Former United States Attorney for the Northern District of Alabama

John Edward "Jay" Town (born August 26, 1973) is an American attorney and former government official who served as the United States Attorney for the Northern District of Alabama from August 2017 to July 2020. Town had previously served as a senior prosecutor in the Madison County District Attorney's Office.

==Personal life==
Town received his Bachelor of Arts degree from the University of Notre Dame in 1995 and his Juris Doctor degree from Seton Hall University School of Law in 1998. Town was a Judge Advocate General in the United States Marine Corps, where he served on active duty and as a reservist for twelve years, achieving the rank of major. He is married to Dana Griffin.

== Career ==
From 2002 to 2005, Town served as an associate at McElroy, Deutsch, Mulvaney & Carpenter. From 2005 to 2017, he was a prosecutor in the Madison County District Attorney's Office. He also served on the executive committee of the Alabama Republican Party.

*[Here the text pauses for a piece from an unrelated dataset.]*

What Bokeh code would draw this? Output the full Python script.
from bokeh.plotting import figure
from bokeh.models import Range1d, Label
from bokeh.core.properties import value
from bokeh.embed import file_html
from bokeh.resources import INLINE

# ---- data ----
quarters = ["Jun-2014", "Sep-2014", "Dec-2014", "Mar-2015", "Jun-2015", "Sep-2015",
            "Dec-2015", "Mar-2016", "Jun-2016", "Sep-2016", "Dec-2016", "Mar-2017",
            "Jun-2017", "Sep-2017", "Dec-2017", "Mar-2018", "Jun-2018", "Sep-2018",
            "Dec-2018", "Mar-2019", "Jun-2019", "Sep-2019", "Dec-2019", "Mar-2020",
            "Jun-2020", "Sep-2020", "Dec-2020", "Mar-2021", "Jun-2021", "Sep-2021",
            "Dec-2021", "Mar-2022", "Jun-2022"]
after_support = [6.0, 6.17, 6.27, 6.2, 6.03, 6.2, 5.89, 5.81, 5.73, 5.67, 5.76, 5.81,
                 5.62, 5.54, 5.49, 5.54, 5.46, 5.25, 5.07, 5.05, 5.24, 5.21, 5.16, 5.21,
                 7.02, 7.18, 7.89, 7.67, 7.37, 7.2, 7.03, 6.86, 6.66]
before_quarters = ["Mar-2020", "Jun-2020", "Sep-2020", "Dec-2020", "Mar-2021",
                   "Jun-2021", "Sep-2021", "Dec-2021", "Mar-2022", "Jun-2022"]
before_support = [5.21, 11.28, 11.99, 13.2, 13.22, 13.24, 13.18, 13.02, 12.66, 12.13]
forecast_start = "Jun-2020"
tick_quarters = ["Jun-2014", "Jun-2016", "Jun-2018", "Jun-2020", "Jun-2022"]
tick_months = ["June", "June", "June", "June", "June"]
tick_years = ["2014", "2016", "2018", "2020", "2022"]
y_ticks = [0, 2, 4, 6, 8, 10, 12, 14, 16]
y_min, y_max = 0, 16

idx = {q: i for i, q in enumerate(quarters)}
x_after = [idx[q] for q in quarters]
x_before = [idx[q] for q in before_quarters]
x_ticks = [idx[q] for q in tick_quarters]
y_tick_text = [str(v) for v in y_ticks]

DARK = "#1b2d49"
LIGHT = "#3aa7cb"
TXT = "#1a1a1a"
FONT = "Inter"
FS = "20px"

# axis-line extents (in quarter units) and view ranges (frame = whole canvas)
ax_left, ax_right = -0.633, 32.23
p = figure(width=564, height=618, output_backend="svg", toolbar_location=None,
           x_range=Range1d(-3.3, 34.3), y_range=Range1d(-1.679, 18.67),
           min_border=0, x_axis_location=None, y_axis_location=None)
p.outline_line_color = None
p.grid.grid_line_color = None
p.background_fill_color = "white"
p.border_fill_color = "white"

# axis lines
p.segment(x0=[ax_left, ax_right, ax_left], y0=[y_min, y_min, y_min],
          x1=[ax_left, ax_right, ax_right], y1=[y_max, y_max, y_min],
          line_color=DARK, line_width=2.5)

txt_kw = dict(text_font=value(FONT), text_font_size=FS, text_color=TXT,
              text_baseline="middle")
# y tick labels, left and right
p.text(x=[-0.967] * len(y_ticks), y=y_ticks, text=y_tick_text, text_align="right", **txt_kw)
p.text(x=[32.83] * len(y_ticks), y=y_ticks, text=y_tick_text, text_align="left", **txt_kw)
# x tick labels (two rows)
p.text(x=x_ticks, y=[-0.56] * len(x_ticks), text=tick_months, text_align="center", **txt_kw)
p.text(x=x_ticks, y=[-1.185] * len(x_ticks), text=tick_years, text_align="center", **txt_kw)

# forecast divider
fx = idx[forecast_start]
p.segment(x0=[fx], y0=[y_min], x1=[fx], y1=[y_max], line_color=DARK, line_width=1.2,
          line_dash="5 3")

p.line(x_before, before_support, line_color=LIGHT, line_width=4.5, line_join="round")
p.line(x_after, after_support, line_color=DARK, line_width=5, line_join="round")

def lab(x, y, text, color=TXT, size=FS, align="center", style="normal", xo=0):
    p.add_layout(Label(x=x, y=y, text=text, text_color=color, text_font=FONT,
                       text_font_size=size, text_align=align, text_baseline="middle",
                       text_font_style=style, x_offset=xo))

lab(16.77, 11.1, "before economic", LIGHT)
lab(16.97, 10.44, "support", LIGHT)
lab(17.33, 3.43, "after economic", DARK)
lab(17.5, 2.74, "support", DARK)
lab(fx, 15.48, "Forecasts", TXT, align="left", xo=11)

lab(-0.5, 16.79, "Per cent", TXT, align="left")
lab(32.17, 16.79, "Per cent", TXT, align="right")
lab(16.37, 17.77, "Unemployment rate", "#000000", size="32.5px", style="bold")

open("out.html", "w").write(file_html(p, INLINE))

In June 2017, Town was announced as Donald Trump's nominee to become the United States Attorney for the Northern District of Alabama. He was confirmed to the position by the United States Senate on August 3, 2017. Town was sworn in as the U.S. Attorney for the Northern District of Alabama on August 11, 2017, by Chief District Judge Karon O. Bowdre. Town chaired or served on a number of committees during his tenure, including the China Initiative and the Presidential Commission on Law Enforcement and the Administration of Justice.

On July 10, 2020, Town announced he would resign as U.S. Attorney effective July 15, 2020. Town was the Vice President and General Counsel at Gray Analytics, a military defense and cybersecurity contractor located in Huntsville, Alabama.

In 2025, Jay Town became the Chief Compliance Officer at Radiance Technologies, a large defense and aerospace contractor.

Up until 2024, Town made regular media appearances as a legal expert explaining the federal and state indictments against Trump and is now a legal analyst for Newsmax. He initially supported Ron DeSantis in the 2024 Republican presidential primary, but later switched his endorsement to Trump. Town has been published in both the University of Notre Dame Law Review and the Belmont University Law Review.